When he visited IndieWire’s Filmmaker Toolkit podcast, Mangold reflected on how his approach to directing actors has evolved. “Over the years, there are a couple of things I’ve learned,” he said. “I don’t know if they work for everyone, but they work for me. One is I don’t rehearse much. I spend the time others spend rehearsing hanging out.” Mangold says that hanging out with his actors before and during filming is key, something he learned from Robert De Niro on “Copland.” “He worked three weeks on the movie but made a real point of asking me out to tea or to go on research trips with him in prep. At some point it dawned on me, oh, he’s getting to know me and he’s insisting that I make myself known to him.”

That time spent together created a mutual trust between De Niro and Mangold that the director has tried to replicate on every movie since. “Trust in the sense that what I’m telling you is the truth,” he said. “I don’t hide whatever bullshit I might be dealing with from the studio or anything like that from the cast, and I don’t want them to hide anything from me.

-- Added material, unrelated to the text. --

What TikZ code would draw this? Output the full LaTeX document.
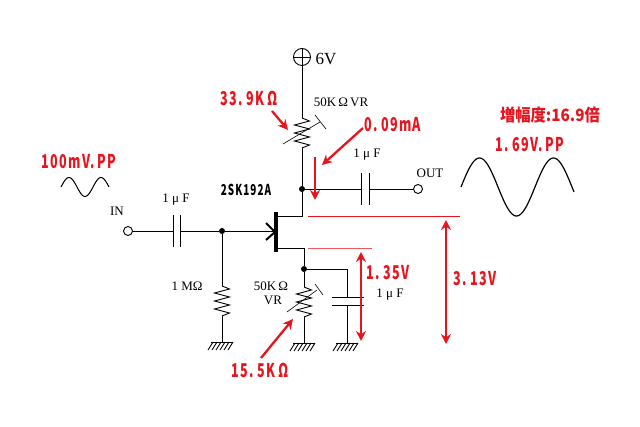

I’m also unafraid to act silly or act out the scene. And because I’m a writer on the movie, I think it helps the actors feel like they can challenge the words and not worry about it, because if it’s better I’ll change it in a heartbeat.”

Mangold says that kind of openness creates a sense of play that allows people to take creative leaps. “As long as you establish you can kill something that you don’t like, you can let all these flowers bloom,” he said. “But if you live in fear of having to say ‘that doesn’t work for me,’ or that’s too intimidating to say, then you’re killing the possibility before it’s even born because you’re creating an environment that’s so restrictive that your collaborators won’t even express an idea that might occur to them because they know you’ve got a plan and you’re sticking to it.”

For Mangold, the key is having a plan but owning that plan so completely that when collaborators present new ideas, it doesn’t upend the plan but modifies or enhances it. “At this point I’ve known and befriended a lot of great directors, from Milos Forman to Alexander Mackendrick to Steven Spielberg,” Mangold said. “The one thing I can say consistently is that they may have a plan, but what we all do is if something better comes up, we jump on it and make it look like we thought of it. We don’t just shoot it, we own it, frame it in a way that looks like we planned it.”